Reflections on the Duke Lacrosse rape case

Published Jan 13, 2007 7:33 AM

Following are excerpts.

On Dec. 22, Durham County, N.C., District Attorney Michael B. Nifong dropped the first degree rape charges against all three Duke lacrosse players. As of this writing, the kidnapping and sexual abuse charges against Dave Evans, Colin Finnerty and Reade Seligmann are still pending. According to the corporate media—including a recent editorial in the Washington Post—the remaining charges should also be dropped.

Meanwhile, the needs of the survivor are completely invisibilized and ignored.

Rape is a crime against humanity that violates and dehumanizes a person in the most invasive way imaginable. But rape is also a tool of sociopolitical dominance, and it is a main weapon in the arsenal of white male capitalist supremacy. Rape was and still remains a key component of genocidal imperialist campaigns across the globe. Imperialists understand very well the old dictum that once you have destroyed a nation’s women, you have subjugated that nation.

The concept of criminal law in the United States is based on capitalist property rights. This property concept includes interactions between individuals; in fact, all relations between people in U.S. society are commodified. Traditionally, women under capitalist law were defined as a man’s property, and the property rights over a woman were passed from her father to her husband upon marriage. Therefore, any injury upon the body of a woman was seen not as a violation of the woman’s bodily integrity, but as a breach of the man’s property rights. Even as women have fought for and won basic citizenship rights over the past two centuries, this basic ideological concept of rape as a breach of men’s property rights still stands.

This property concept forms the very basis of white supremacy in this country. Slavery as a system held Black bodies to be the property of white men, to be used for whatever purposes those men deemed fit. Male and female slaves were purposefully used as sexual and reproductive tools by slave-owners, in order to perpetuate and maintain white male wealth.
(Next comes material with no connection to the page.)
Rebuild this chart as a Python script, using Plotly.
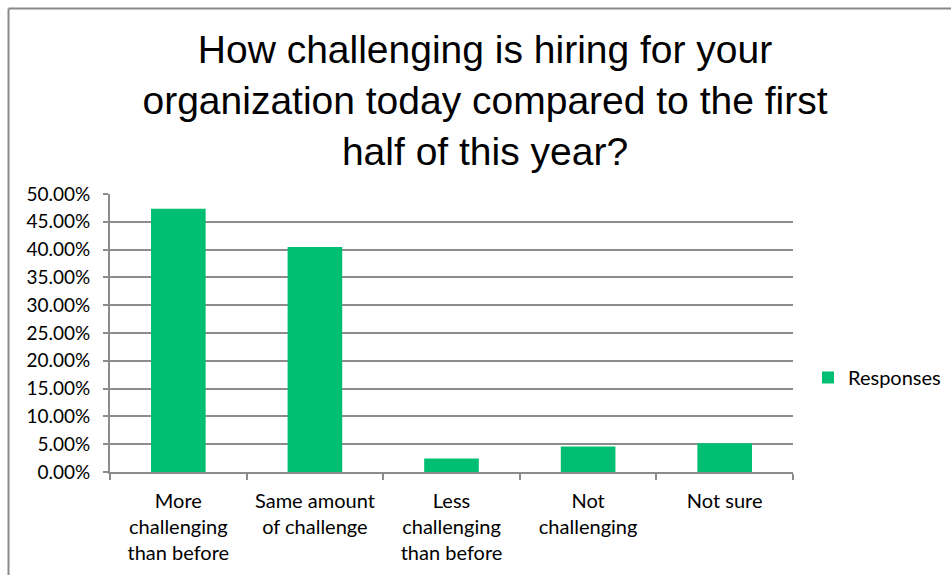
import plotly.graph_objects as go

# Survey answers and share of responses
categories = [
    "More<br>challenging<br>than before",
    "Same amount<br>of challenge",
    "Less<br>challenging<br>than before",
    "Not<br>challenging",
    "Not sure",
]
responses = [0.4736, 0.4047, 0.0243, 0.0457, 0.0517]
series_name = "Responses"
title_text = ("How challenging is hiring for your<br>"
              "organization today compared to the first<br>"
              "half of this year?")
y_ticks = [i * 0.05 for i in range(11)]

GREEN = "#00bf72"
GRID = "#8c8c8c"
LABEL_FONT = "Lato, Liberation Sans, sans-serif"

fig = go.Figure(
    go.Bar(
        x=categories,
        y=responses,
        name=series_name,
        marker=dict(color=GREEN, line=dict(width=0)),
        showlegend=True,
    )
)

fig.update_layout(
    width=951,
    height=575,
    margin=dict(l=110, r=158, t=194, b=103, autoexpand=False),
    paper_bgcolor="white",
    plot_bgcolor="white",
    bargap=0.6,
    title=dict(
        text=title_text,
        x=0.51,
        xanchor="center",
        y=0.89,
        yanchor="top",
        font=dict(family="Liberation Sans, Arial, sans-serif", size=39, color="#000000"),
    ),
    legend=dict(
        x=1.022,
        y=0.34,
        xanchor="left",
        yanchor="middle",
        font=dict(family=LABEL_FONT, size=20, color="#000000"),
        itemwidth=30,
        bgcolor="rgba(0,0,0,0)",
    ),
    showlegend=True,
)

fig.update_xaxes(
    type="category",
    showline=True,
    linecolor=GRID,
    linewidth=2,
    ticks="outside",
    tickson="boundaries",
    ticklen=6,
    tickcolor=GRID,
    tickwidth=2,
    showgrid=False,
    ticklabelstandoff=10,
    tickfont=dict(family=LABEL_FONT, size=20, color="#000000"),
    fixedrange=True,
)

fig.update_yaxes(
    range=[0, 0.5],
    tickvals=y_ticks,
    tickformat=".2%",
    showline=True,
    linecolor=GRID,
    linewidth=2,
    ticks="outside",
    ticklen=5,
    tickcolor=GRID,
    tickwidth=2,
    showgrid=True,
    gridcolor=GRID,
    gridwidth=2,
    zeroline=False,
    ticklabelstandoff=9,
    tickfont=dict(family=LABEL_FONT, size=19, color="#000000"),
    fixedrange=True,
)

# Chart-area frame: top and left edges
fig.add_shape(type="line", xref="paper", yref="paper",
              x0=-0.1486, x1=1.25, y0=1.667, y1=1.667,
              line=dict(color="#8a8a8a", width=2))
fig.add_shape(type="line", xref="paper", yref="paper",
              x0=-0.1486, x1=-0.1486, y0=1.667, y1=-0.4,
              line=dict(color="#8a8a8a", width=2))

fig.write_html("out.html")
Female slaves in particular were raped to ensure their total compliance to the master’s domination and will, and the children who were fathered as a result of these rapes legally assumed the class status of the slave mother, ensuring yet another generation of productive slave laborers. In short, it was a win-win situation for the slave-master.
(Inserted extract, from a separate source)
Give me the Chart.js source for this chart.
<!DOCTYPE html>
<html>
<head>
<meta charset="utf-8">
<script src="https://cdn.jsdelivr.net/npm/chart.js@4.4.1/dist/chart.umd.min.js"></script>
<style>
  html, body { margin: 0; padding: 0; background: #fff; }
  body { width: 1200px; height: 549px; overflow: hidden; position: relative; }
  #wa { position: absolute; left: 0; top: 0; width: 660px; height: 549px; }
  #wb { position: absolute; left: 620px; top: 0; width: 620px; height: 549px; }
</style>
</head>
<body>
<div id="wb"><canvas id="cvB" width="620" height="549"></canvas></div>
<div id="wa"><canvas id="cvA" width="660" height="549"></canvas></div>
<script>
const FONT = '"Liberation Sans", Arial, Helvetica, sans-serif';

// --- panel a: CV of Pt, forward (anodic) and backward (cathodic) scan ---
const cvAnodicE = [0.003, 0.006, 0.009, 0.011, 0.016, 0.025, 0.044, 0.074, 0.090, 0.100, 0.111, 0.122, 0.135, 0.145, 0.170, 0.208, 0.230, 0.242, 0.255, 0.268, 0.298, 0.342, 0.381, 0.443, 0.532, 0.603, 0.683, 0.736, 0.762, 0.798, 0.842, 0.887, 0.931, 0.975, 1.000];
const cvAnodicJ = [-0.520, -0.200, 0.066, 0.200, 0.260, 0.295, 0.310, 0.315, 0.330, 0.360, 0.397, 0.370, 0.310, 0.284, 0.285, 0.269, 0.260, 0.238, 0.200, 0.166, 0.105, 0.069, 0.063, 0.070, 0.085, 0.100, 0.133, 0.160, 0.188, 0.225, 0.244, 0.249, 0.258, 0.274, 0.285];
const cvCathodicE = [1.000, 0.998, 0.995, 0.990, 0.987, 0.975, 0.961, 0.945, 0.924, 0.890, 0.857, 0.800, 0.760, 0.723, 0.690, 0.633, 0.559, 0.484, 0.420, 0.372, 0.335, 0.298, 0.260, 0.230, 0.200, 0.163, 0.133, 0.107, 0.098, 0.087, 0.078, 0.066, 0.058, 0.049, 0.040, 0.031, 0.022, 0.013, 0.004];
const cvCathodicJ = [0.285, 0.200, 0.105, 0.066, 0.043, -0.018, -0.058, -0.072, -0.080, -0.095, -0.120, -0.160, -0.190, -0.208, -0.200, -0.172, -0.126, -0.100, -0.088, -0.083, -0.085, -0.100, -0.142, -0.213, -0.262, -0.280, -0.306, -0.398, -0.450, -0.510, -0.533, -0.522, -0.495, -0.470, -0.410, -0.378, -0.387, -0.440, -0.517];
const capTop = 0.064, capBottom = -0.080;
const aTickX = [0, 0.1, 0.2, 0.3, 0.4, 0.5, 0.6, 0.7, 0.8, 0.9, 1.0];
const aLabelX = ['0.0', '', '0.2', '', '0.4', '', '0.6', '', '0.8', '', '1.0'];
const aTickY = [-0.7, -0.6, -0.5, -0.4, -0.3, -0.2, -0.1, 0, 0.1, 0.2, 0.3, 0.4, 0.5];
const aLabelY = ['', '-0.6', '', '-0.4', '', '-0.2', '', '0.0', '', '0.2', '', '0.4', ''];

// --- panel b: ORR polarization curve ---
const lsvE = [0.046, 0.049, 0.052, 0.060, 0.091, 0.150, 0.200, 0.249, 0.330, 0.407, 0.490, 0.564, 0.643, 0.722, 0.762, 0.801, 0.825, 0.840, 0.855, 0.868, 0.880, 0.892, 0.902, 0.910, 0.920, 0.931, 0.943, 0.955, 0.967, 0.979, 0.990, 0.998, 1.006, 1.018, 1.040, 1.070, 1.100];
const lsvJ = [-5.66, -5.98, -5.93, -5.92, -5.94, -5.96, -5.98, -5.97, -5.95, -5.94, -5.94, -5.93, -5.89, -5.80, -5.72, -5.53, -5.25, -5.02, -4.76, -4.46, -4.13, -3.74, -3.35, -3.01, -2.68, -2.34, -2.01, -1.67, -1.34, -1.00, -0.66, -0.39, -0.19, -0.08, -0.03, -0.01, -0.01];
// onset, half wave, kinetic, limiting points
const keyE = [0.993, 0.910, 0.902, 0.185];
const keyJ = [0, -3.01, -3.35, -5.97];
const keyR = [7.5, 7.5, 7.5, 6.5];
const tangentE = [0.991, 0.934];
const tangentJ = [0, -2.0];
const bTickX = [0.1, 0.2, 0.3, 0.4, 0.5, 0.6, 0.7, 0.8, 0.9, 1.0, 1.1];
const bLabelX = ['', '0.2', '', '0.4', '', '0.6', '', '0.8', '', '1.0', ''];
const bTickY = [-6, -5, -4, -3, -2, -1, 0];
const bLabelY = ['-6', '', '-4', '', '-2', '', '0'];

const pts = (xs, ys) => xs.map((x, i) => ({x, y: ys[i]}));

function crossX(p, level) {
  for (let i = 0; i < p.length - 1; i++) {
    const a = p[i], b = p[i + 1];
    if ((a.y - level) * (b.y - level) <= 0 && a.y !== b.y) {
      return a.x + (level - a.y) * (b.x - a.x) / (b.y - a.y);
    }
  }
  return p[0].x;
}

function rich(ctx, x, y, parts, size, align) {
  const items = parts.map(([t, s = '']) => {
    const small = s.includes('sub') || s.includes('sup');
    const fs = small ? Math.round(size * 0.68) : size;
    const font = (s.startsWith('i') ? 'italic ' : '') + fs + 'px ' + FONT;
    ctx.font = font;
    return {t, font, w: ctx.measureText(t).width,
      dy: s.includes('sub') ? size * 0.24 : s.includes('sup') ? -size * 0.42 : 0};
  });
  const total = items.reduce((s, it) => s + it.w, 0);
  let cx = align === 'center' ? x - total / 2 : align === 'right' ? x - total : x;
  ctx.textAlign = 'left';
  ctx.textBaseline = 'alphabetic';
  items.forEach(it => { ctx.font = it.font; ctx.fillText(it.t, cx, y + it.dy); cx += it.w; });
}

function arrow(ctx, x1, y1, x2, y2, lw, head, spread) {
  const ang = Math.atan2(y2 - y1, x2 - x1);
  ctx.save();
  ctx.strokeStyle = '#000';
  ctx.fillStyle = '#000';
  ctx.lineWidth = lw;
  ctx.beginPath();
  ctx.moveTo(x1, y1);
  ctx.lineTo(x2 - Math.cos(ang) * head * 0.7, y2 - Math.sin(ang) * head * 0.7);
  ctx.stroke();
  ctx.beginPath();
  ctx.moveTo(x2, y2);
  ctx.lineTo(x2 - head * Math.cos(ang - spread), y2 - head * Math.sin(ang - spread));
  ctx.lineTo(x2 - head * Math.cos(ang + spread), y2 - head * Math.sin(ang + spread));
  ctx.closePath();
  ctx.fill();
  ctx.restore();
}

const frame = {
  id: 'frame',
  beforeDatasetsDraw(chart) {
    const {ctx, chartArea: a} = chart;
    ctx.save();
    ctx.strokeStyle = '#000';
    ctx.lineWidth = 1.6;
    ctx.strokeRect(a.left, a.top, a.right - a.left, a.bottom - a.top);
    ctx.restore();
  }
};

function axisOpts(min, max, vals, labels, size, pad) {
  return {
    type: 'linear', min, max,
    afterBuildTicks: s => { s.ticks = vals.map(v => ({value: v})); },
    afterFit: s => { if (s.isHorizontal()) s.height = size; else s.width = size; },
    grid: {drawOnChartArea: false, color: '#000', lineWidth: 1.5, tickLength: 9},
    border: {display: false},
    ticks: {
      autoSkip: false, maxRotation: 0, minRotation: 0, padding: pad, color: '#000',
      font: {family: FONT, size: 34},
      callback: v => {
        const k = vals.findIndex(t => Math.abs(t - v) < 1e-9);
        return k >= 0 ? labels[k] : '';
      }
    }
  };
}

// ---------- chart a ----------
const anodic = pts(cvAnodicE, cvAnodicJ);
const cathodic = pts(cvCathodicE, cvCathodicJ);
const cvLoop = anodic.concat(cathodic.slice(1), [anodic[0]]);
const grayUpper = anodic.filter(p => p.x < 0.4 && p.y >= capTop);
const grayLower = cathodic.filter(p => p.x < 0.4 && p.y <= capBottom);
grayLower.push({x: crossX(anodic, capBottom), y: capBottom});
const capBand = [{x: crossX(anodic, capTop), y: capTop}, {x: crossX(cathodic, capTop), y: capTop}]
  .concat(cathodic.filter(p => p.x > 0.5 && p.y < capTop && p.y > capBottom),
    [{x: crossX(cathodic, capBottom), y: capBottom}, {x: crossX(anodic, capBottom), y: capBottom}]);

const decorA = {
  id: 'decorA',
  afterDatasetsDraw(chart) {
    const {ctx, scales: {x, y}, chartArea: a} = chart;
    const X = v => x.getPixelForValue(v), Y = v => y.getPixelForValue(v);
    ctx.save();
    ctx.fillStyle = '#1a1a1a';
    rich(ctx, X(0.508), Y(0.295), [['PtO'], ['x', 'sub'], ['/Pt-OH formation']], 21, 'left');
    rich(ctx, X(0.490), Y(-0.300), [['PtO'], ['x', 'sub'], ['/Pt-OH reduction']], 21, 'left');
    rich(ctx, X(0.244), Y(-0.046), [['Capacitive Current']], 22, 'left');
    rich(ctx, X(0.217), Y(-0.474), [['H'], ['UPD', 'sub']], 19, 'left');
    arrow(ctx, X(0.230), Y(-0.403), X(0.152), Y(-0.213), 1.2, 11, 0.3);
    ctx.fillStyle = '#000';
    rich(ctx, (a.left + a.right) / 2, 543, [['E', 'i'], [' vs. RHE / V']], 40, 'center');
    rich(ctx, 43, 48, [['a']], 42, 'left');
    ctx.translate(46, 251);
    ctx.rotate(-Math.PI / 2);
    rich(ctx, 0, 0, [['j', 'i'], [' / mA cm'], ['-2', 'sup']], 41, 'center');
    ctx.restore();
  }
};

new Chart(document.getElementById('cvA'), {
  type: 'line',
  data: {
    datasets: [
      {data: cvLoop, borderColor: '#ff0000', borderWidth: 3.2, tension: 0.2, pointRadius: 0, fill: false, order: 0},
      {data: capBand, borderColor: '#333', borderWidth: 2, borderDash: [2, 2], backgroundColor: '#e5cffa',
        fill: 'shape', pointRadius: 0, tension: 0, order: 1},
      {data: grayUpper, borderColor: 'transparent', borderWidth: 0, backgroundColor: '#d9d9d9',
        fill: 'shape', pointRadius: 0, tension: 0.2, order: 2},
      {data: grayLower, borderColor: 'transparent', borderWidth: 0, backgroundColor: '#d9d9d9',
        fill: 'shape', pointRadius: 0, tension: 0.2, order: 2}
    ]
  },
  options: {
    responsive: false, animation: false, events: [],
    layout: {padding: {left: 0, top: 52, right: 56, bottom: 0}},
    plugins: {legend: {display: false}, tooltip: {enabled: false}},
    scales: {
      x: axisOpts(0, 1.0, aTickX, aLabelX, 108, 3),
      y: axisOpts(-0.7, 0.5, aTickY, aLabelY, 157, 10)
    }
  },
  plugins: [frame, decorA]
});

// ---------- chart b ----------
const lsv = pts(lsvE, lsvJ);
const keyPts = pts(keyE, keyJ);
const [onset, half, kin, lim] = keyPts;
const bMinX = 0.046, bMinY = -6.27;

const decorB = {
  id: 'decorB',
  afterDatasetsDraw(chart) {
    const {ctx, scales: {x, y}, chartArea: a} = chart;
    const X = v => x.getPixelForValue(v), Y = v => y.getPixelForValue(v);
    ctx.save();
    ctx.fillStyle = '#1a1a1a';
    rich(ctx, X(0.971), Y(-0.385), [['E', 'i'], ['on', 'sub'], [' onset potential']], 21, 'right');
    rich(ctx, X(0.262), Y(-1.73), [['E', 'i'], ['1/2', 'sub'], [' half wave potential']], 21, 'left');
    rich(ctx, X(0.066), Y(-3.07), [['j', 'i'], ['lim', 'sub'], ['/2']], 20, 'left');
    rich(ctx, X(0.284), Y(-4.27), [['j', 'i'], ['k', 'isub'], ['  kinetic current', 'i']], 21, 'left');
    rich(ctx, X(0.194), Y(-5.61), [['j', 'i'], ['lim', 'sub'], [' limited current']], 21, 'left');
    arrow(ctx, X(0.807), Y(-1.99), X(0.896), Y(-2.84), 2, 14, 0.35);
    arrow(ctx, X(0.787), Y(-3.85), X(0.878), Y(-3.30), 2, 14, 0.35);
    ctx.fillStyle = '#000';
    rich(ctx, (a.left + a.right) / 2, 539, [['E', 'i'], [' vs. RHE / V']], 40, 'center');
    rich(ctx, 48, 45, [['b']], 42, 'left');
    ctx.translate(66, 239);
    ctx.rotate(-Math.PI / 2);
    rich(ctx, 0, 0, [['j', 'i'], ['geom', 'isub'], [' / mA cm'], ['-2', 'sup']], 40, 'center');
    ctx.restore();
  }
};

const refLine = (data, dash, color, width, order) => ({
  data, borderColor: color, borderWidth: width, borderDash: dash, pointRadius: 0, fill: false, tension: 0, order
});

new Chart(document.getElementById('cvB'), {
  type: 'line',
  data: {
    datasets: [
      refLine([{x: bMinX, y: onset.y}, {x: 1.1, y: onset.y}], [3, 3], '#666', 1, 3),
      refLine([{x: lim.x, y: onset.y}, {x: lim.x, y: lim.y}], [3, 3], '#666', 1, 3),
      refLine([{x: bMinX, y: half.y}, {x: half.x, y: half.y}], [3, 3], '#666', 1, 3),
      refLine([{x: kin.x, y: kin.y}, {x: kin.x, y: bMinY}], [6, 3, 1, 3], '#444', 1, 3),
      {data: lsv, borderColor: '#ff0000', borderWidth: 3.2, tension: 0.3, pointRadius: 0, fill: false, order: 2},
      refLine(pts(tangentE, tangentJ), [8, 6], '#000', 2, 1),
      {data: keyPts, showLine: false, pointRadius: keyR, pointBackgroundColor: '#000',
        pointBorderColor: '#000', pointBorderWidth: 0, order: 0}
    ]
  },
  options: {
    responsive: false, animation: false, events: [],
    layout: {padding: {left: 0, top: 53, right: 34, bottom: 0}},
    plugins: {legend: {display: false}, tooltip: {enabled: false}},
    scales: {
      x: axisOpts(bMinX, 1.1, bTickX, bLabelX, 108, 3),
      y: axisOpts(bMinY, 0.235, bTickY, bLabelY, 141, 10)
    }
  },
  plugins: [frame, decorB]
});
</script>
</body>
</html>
From the beginning of the [Duke] case in March 2006, the corporate-owned media has sensationalized every detail of this case, while making no pretense at reporting the facts or informing the public.

Supporters of the three defendants profess an unerring faith in the criminal justice system, especially the supposed American principle of “innocent until proven guilty.”

When we are discussing sexual violence, or any issue of systemic power in society, it is imperative that we examine and question the conventional narratives that we have all been taught throughout our lives.

Yolanda Carrington
Raleigh, N.C.

The writer is a member of Raleigh FIST-Fight Imperialism, Stand Together-youth group.